BEGIN INFORMATION PROVIDED
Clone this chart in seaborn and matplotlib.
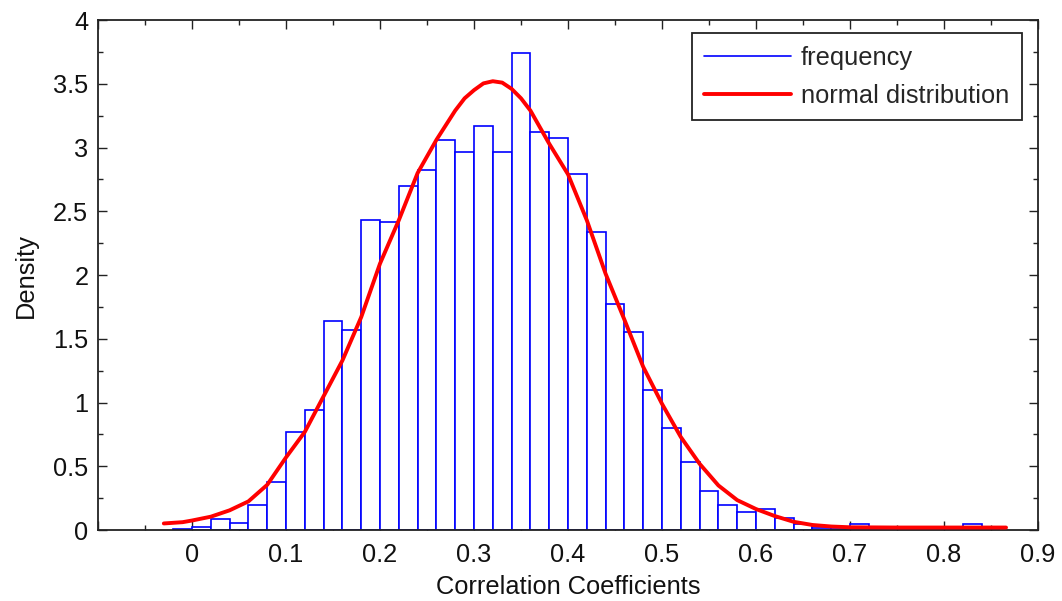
import numpy as np
import pandas as pd
import matplotlib
matplotlib.use("Agg")
import matplotlib.pyplot as plt
from matplotlib.lines import Line2D
from matplotlib.ticker import MultipleLocator, FuncFormatter
import seaborn as sns

# Histogram of correlation coefficients: bin edges (width 0.02) and density per bin
bin_edges = [round(-0.02 + 0.02 * i, 2) for i in range(45)]
density = [
    0.008, 0.026, 0.088, 0.058, 0.200, 0.377, 0.766, 0.941, 1.642, 1.569,
    2.431, 2.418, 2.698, 2.824, 3.056, 2.962, 3.169, 2.962, 3.739, 3.122,
    3.077, 2.792, 2.340, 1.773, 1.550, 1.098, 0.800, 0.531, 0.308, 0.200,
    0.141, 0.169, 0.092, 0.046, 0.018, 0.008, 0.044, 0.0, 0.0, 0.0,
    0.0, 0.0, 0.044, 0.0,
]

# Fitted distribution curve
curve_x = [-0.03, -0.01, 0.00, 0.02, 0.04, 0.06, 0.08, 0.10, 0.12, 0.14,
           0.16, 0.18, 0.20, 0.22, 0.24, 0.26, 0.28, 0.29, 0.30, 0.31,
           0.32, 0.33, 0.34, 0.35, 0.36, 0.38, 0.40, 0.42, 0.44, 0.46,
           0.48, 0.50, 0.52, 0.54, 0.56, 0.58, 0.60, 0.62, 0.64, 0.66,
           0.68, 0.70, 0.75, 0.80, 0.866]
curve_y = [0.052, 0.062, 0.075, 0.105, 0.155, 0.225, 0.355, 0.570, 0.770, 1.050,
           1.330, 1.670, 2.090, 2.430, 2.800, 3.060, 3.290, 3.386, 3.450, 3.503,
           3.520, 3.509, 3.460, 3.386, 3.290, 3.030, 2.790, 2.430, 2.010, 1.650,
           1.280, 0.990, 0.730, 0.520, 0.350, 0.235, 0.165, 0.110, 0.065, 0.040,
           0.028, 0.022, 0.020, 0.020, 0.020]

bin_centers = [(a + b) / 2 for a, b in zip(bin_edges[:-1], bin_edges[1:])]
hist_df = pd.DataFrame({"r": bin_centers, "d": density})
curve_df = pd.DataFrame({"x": curve_x, "y": curve_y})

sns.set_style("ticks")
plt.rcParams["font.family"] = ["Liberation Sans", "DejaVu Sans"]
plt.rcParams["axes.edgecolor"] = "#222222"
plt.rcParams["axes.linewidth"] = 1.3

FS = 18.3

fig = plt.figure(figsize=(10.62, 6.01), dpi=100)
ax = fig.add_axes([0.0923, 0.118, 0.8851, 0.8487])

sns.histplot(data=hist_df, x="r", weights="d", bins=bin_edges, stat="count",
             facecolor="white", edgecolor="#0000ff", linewidth=1.2, alpha=1,
             ax=ax)
sns.lineplot(data=curve_df, x="x", y="y", color="#ff0000", linewidth=2.8,
             ax=ax, zorder=3)

ax.set_xlim(-0.1, 0.9)
ax.set_ylim(0, 4)
ax.set_axisbelow(True)

ax.xaxis.set_major_locator(MultipleLocator(0.1))
ax.xaxis.set_minor_locator(MultipleLocator(0.05))
ax.yaxis.set_major_locator(MultipleLocator(0.5))
ax.yaxis.set_minor_locator(MultipleLocator(0.25))

def fmt_x(v, pos):
    if v < -1e-9:
        return ""
    return f"{v:g}" if abs(v) > 1e-9 else "0"

ax.xaxis.set_major_formatter(FuncFormatter(fmt_x))
ax.yaxis.set_major_formatter(FuncFormatter(lambda v, p: f"{v:g}"))

for s in ax.spines.values():
    s.set_visible(True)
    s.set_color("#222222")
    s.set_linewidth(1.3)

ax.tick_params(which="both", direction="in", top=True, right=True,
               color="#222222", labelsize=FS, labelcolor="#111111")
ax.tick_params(which="major", length=6.5, width=1.0)
ax.tick_params(which="minor", length=3.5, width=1.0)
ax.tick_params(axis="x", which="major", pad=9)
ax.tick_params(axis="y", which="major", pad=7)

ax.set_xlabel("Correlation Coefficients", fontsize=FS, color="#111111", labelpad=6)
ax.set_ylabel("Density", fontsize=FS, color="#111111", labelpad=11)

handles = [Line2D([], [], color="#0000ff", linewidth=1.2),
           Line2D([], [], color="#ff0000", linewidth=2.8)]
leg = ax.legend(handles, ["frequency", "normal distribution"],
                loc="upper right", bbox_to_anchor=(0.983, 0.9745),
                borderaxespad=0, fontsize=FS, frameon=True, fancybox=False,
                framealpha=1, edgecolor="#222222", handlelength=3.4,
                handletextpad=0.4, labelspacing=0.55, borderpad=0.5)
leg.get_frame().set_linewidth(1.3)

fig.savefig("out.png", dpi=100)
END INFORMATION PROVIDED
■ SHORT EXERCISE
Copy each line holding the word "matplotlib" from the listing above.

■ THE COMPLETED TASK
Clone this chart in seaborn and matplotlib.
import matplotlib
matplotlib.use("Agg")
import matplotlib.pyplot as plt
from matplotlib.lines import Line2D
from matplotlib.ticker import MultipleLocator, FuncFormatter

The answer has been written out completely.